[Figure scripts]
[Begin]

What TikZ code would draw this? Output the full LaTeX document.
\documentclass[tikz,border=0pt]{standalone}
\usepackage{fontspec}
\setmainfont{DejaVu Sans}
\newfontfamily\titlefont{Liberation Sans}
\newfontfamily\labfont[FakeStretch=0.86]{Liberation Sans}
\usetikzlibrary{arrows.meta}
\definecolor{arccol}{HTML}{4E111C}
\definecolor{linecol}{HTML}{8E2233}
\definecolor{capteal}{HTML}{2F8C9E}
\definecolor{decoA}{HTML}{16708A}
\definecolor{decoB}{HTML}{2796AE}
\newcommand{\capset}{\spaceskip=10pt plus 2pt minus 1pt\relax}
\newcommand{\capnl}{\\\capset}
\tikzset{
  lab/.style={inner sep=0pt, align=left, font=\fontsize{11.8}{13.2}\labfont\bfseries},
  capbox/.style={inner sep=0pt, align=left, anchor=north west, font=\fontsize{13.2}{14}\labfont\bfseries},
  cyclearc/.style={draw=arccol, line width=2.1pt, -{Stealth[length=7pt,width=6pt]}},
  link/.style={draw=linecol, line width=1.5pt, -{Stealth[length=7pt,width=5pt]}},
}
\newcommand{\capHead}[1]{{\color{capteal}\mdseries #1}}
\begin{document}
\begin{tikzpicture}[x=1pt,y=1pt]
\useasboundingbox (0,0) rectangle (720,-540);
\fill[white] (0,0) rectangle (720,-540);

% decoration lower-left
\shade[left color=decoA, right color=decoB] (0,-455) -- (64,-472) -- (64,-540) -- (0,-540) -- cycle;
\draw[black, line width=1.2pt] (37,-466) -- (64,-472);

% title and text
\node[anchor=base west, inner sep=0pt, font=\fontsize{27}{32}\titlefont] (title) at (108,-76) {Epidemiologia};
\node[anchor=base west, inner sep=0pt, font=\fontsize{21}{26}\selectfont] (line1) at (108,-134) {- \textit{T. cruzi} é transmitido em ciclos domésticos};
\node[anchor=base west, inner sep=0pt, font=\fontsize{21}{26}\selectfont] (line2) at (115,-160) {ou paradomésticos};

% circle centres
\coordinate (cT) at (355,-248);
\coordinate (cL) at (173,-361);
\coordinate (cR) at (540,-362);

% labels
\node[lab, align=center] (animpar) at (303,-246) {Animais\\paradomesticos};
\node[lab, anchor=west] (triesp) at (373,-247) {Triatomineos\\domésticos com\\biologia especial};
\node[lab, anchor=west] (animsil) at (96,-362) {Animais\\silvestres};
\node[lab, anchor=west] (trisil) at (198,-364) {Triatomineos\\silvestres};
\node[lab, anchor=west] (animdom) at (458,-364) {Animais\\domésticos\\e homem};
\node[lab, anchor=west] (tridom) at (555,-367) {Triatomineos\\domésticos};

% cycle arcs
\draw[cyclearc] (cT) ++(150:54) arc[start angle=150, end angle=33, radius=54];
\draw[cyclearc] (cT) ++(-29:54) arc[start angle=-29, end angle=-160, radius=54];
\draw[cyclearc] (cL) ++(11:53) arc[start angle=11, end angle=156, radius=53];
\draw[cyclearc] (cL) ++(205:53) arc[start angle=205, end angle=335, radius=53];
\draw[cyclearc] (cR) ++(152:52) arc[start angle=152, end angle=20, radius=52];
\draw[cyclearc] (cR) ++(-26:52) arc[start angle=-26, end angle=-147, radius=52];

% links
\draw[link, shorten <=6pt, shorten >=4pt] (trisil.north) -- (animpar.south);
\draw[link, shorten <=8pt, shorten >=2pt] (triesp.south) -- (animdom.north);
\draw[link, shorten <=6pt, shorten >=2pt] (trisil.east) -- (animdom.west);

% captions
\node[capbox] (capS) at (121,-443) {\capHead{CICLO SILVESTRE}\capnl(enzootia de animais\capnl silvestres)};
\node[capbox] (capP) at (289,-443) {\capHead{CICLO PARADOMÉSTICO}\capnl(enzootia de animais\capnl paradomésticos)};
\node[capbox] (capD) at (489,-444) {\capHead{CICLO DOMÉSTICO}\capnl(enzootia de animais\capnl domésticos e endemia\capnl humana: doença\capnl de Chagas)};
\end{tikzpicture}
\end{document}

[End]
[Begin]

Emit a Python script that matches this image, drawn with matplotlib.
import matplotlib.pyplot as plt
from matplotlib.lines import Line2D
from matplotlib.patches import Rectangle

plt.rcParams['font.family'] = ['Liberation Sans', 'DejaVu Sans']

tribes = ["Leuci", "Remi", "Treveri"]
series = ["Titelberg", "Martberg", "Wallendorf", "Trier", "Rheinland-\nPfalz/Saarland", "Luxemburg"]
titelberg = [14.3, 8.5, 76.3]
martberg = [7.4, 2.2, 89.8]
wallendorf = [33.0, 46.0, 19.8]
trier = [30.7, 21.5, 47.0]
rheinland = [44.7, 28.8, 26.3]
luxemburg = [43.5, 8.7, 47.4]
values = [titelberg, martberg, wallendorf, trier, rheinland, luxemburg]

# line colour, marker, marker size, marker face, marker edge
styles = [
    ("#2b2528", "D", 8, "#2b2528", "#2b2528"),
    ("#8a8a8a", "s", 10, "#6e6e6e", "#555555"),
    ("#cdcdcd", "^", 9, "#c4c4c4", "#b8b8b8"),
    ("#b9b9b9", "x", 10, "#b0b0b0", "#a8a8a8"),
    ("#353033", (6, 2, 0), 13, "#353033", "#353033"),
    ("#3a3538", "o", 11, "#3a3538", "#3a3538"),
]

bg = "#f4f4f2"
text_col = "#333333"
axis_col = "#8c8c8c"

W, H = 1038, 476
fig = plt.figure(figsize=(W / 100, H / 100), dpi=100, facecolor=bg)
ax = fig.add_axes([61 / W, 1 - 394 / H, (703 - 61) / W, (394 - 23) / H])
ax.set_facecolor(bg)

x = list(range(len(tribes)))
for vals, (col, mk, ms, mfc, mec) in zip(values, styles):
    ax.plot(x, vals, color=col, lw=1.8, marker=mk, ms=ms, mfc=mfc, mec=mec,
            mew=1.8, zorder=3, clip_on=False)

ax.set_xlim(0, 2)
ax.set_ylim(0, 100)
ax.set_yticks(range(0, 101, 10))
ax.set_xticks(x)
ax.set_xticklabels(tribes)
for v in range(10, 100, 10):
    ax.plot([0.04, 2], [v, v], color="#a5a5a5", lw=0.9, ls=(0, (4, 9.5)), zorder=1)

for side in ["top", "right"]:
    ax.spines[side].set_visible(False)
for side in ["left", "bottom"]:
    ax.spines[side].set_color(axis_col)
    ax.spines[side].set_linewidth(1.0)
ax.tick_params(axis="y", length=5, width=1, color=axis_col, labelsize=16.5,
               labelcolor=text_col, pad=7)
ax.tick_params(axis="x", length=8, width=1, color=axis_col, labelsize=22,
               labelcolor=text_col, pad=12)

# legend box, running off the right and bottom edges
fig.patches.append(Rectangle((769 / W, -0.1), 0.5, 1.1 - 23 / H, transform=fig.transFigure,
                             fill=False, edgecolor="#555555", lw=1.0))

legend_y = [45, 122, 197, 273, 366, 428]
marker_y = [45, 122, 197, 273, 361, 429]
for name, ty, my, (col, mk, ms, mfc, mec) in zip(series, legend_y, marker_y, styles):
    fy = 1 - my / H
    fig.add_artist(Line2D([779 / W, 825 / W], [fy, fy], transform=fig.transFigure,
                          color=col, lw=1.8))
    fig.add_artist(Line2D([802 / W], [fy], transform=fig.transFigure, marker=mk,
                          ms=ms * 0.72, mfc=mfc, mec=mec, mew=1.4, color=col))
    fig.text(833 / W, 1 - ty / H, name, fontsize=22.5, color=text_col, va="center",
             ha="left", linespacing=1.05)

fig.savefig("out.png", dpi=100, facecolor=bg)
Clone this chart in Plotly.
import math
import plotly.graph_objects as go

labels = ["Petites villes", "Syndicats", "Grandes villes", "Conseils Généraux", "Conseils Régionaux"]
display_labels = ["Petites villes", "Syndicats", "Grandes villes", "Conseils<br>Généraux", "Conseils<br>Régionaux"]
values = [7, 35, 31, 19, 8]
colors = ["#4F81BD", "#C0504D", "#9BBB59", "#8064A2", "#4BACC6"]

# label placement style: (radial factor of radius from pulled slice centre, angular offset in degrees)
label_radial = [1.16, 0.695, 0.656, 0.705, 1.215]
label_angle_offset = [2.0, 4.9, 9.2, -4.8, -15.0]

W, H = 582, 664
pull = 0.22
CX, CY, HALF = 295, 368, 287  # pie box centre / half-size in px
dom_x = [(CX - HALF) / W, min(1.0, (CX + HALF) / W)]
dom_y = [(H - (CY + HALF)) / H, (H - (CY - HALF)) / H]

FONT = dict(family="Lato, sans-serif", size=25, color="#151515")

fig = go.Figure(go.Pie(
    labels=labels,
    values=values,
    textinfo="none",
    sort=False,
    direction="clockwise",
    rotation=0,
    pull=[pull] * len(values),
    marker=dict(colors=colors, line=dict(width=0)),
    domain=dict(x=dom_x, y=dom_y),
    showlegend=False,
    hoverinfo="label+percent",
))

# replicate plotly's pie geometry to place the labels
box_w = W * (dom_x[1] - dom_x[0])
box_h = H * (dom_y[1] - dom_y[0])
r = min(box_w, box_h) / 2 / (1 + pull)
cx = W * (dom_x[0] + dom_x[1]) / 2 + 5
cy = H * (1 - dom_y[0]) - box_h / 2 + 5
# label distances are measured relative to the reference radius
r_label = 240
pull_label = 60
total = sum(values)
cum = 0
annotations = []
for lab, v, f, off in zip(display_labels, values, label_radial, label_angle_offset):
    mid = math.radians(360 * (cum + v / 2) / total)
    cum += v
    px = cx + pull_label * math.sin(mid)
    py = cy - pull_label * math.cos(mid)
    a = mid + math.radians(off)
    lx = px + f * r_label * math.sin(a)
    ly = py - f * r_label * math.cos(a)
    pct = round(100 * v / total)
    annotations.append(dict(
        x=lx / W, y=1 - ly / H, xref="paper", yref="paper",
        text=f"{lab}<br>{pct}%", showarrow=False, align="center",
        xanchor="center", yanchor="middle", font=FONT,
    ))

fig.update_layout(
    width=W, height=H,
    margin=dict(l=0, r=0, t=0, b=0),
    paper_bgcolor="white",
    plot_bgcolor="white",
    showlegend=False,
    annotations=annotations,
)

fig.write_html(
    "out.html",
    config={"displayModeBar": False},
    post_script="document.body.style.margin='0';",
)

[End]
[Begin]

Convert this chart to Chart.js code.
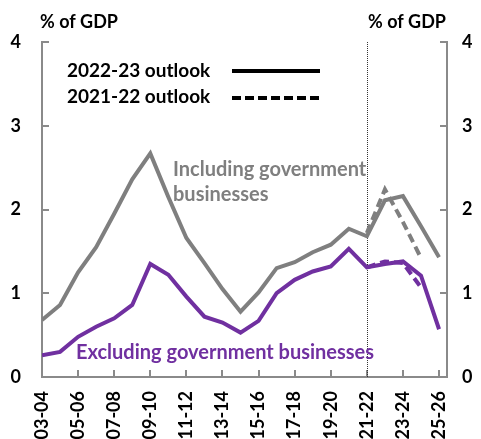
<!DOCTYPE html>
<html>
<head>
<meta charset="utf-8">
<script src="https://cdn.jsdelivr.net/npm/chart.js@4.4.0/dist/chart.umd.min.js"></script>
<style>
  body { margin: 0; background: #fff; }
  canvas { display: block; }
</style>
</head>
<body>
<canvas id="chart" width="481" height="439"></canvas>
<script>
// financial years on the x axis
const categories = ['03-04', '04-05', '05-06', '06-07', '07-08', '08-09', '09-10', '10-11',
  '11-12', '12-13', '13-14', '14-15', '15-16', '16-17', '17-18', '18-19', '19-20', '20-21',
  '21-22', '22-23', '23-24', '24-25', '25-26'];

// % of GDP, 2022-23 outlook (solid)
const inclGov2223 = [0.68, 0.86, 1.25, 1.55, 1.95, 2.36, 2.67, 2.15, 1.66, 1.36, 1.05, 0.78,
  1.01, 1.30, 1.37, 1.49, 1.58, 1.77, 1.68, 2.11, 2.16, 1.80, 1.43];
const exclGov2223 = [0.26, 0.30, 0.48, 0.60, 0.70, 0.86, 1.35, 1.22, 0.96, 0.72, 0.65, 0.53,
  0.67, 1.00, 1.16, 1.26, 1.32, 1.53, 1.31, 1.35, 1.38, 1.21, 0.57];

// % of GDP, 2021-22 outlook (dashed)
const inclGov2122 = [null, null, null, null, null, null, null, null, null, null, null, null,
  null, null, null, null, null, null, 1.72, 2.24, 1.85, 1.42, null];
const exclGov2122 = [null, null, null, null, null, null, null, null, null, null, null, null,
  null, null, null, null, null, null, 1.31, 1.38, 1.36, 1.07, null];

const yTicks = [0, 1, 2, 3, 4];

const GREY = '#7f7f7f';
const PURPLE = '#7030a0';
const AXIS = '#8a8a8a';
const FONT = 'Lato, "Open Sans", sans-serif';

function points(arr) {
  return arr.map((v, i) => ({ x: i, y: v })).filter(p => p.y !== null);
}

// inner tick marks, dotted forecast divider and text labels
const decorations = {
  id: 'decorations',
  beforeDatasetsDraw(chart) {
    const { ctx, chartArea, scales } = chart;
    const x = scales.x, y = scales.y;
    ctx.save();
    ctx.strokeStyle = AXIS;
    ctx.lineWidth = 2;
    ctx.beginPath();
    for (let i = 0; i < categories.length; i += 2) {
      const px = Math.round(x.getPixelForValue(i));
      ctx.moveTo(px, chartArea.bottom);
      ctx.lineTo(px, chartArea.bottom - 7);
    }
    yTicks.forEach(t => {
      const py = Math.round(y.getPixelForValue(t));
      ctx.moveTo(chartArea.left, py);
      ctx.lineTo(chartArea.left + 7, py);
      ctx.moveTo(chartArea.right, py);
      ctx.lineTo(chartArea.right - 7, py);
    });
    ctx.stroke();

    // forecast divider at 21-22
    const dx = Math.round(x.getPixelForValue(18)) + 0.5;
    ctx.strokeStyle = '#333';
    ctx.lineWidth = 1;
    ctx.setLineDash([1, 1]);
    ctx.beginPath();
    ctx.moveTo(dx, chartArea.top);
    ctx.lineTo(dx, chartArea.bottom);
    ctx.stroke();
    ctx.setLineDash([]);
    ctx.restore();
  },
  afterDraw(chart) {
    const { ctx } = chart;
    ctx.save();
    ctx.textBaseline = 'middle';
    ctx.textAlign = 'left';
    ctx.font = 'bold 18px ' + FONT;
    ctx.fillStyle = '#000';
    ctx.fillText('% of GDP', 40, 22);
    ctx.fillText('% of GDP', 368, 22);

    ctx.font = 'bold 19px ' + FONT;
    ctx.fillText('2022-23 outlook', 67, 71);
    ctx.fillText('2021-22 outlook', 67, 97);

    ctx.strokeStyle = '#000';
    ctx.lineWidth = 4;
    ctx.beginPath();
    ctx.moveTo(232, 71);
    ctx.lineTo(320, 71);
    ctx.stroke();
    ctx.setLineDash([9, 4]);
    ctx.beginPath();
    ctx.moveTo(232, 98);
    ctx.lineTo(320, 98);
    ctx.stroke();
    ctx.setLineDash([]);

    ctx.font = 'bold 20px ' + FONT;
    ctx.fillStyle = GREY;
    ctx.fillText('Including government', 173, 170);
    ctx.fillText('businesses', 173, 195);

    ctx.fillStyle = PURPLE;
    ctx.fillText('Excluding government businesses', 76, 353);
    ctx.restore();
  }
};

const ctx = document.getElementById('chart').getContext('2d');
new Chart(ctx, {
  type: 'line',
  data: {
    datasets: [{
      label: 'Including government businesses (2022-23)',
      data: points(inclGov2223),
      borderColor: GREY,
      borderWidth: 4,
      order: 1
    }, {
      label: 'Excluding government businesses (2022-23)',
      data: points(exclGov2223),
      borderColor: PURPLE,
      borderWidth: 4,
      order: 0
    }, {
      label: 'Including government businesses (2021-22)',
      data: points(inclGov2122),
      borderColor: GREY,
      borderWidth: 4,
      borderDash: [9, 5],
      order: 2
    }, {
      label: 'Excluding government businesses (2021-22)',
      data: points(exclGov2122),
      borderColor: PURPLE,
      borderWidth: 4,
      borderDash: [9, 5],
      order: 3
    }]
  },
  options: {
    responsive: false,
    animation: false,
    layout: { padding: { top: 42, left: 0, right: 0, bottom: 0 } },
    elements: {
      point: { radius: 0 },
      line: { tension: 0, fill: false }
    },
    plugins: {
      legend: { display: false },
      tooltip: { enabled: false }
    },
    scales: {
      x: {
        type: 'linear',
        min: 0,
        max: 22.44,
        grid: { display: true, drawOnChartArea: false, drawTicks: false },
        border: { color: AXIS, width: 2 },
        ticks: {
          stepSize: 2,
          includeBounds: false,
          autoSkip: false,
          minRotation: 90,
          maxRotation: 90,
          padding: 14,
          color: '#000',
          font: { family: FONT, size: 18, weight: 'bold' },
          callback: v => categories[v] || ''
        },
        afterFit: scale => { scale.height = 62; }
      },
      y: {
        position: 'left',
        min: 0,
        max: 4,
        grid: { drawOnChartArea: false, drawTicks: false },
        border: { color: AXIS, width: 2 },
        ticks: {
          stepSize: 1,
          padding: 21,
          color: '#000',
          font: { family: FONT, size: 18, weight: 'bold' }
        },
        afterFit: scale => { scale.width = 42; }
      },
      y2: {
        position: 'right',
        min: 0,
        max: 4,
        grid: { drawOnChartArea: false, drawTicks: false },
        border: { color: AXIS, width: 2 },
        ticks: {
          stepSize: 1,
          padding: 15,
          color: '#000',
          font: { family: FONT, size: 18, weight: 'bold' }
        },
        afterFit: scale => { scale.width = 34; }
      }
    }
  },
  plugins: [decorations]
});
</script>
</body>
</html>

[End]

● Task goal
Select and copy every line from the records that includes the word "code".

● Exercise answer
What TikZ code would draw this? Output the full LaTeX document.
Convert this chart to Chart.js code.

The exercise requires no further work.